The request: Identify the lines containing the word "code". Copy each one.

Given data:
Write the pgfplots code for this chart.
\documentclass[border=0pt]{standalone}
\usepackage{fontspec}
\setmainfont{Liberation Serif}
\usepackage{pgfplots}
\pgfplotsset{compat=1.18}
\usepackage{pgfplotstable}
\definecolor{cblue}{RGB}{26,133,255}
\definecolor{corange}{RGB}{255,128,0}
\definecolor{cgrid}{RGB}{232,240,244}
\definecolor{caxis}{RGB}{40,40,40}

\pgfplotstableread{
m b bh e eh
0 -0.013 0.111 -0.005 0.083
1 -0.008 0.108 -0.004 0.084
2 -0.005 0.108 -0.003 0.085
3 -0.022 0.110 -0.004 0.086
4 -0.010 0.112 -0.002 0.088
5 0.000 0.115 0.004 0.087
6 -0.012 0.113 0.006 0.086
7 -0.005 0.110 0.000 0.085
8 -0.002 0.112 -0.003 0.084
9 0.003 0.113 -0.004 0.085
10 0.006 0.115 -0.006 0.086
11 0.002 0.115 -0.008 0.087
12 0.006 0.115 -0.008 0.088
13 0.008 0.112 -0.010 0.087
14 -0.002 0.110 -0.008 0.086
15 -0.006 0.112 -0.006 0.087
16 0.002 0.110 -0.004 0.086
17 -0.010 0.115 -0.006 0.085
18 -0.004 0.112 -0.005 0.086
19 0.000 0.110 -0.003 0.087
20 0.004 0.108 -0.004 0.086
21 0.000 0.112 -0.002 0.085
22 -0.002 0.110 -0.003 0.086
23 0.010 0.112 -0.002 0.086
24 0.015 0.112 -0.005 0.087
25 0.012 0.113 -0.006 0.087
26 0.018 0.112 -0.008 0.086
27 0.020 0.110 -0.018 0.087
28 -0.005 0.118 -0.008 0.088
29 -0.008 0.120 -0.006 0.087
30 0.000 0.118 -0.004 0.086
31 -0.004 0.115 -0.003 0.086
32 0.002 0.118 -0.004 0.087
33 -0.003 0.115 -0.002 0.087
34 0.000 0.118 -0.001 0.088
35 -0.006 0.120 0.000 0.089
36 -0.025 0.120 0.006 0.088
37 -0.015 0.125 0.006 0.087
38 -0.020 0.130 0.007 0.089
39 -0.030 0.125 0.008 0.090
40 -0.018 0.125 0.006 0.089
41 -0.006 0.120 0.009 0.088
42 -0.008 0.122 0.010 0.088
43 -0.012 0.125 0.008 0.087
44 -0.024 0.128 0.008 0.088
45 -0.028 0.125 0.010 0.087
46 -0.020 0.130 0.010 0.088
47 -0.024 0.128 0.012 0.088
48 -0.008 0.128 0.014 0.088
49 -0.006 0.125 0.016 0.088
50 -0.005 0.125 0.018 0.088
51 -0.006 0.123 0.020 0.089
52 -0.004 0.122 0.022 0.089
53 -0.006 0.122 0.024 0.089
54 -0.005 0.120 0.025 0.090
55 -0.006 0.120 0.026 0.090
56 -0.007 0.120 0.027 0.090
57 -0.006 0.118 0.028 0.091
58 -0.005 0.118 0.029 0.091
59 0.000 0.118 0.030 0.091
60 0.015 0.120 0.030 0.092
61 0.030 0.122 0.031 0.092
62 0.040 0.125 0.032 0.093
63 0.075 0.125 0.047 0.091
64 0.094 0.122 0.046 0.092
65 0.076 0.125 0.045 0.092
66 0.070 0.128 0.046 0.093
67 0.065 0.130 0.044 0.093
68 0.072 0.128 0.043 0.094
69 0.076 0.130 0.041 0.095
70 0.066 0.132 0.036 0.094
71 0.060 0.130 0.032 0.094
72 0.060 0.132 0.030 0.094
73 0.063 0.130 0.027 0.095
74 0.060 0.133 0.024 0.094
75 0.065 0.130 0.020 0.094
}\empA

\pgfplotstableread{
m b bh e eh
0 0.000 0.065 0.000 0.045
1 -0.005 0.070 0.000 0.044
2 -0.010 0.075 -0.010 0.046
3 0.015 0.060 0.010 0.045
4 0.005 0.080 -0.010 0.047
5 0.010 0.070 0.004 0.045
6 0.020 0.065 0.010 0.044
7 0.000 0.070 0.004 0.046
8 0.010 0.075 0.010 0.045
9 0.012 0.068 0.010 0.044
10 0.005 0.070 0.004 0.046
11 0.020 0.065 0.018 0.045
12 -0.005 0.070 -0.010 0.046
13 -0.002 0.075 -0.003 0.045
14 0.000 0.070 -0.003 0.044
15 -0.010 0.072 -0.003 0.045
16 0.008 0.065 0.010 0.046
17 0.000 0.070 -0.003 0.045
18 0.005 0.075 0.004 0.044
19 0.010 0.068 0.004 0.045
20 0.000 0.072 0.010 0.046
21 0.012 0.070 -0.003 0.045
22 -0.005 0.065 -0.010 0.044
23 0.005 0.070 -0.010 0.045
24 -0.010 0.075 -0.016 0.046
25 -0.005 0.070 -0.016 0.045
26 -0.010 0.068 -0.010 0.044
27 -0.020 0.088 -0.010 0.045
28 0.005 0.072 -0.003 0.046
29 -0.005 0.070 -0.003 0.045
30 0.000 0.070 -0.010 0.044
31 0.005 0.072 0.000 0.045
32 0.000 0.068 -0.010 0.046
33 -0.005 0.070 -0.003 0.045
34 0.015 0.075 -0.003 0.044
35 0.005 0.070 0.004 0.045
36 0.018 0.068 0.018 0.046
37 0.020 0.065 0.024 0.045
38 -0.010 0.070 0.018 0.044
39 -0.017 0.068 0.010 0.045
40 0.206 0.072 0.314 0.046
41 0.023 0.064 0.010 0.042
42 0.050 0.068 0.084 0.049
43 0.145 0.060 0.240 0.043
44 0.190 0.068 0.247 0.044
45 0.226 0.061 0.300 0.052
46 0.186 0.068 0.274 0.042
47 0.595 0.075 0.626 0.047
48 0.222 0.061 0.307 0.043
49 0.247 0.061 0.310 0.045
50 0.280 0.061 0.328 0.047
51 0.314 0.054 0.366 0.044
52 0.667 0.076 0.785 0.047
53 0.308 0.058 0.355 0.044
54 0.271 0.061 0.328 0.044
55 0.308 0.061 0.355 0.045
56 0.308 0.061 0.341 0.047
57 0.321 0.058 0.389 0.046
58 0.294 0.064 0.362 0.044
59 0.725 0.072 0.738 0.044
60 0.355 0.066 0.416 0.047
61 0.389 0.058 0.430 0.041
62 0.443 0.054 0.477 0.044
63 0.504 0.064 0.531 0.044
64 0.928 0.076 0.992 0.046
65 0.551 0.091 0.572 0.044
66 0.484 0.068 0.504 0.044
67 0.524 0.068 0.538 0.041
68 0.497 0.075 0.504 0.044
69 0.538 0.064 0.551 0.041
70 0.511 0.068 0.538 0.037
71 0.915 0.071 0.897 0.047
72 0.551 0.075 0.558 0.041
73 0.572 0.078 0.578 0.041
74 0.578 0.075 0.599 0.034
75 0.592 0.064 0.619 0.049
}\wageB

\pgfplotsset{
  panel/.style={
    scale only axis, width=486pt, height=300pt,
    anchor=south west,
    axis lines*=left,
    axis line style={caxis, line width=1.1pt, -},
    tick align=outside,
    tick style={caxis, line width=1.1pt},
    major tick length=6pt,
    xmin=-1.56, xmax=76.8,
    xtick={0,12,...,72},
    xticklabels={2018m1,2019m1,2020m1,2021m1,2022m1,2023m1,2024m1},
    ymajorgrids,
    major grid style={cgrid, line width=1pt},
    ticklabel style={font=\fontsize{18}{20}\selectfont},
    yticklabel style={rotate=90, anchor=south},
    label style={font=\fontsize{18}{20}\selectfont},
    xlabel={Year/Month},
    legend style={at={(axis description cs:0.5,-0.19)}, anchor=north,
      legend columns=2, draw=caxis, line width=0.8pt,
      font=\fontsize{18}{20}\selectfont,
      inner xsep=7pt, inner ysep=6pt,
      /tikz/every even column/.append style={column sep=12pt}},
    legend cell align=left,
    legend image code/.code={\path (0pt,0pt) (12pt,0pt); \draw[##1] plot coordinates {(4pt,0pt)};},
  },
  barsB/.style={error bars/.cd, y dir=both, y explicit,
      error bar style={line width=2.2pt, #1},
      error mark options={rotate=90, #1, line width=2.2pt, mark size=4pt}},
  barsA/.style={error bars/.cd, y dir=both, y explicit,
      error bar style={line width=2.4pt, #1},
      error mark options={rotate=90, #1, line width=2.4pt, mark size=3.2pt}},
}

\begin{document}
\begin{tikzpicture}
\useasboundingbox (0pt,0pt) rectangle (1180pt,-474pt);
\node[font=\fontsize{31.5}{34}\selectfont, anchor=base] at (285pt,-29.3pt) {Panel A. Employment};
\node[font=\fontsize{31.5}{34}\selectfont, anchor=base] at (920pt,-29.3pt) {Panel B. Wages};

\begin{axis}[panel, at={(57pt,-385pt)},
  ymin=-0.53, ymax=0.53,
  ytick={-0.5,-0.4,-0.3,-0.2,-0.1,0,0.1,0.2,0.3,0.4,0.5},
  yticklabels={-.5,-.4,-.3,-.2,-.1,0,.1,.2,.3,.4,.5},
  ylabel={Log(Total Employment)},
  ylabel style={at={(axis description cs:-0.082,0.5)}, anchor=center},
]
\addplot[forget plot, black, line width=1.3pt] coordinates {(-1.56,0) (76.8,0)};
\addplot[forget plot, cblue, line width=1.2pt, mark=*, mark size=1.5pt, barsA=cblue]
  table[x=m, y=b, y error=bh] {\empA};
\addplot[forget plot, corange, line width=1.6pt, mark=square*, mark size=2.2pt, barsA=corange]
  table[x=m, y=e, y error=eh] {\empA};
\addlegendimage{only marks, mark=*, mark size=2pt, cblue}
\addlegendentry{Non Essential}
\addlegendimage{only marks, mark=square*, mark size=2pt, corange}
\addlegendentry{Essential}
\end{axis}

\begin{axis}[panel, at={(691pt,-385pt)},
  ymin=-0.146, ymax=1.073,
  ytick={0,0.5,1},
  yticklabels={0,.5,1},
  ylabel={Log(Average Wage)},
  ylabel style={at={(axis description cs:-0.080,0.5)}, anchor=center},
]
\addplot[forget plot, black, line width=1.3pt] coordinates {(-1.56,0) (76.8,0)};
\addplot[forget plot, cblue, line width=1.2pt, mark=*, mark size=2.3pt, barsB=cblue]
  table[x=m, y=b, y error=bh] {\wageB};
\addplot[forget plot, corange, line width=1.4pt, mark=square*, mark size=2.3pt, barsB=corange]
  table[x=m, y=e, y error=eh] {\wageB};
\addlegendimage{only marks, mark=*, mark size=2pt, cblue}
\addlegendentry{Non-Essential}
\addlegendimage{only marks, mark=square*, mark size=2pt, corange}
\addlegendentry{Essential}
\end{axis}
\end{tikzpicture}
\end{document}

Response:
Write the pgfplots code for this chart.
    legend image code/.code={\path (0pt,0pt) (12pt,0pt); \draw[##1] plot coordinates {(4pt,0pt)};},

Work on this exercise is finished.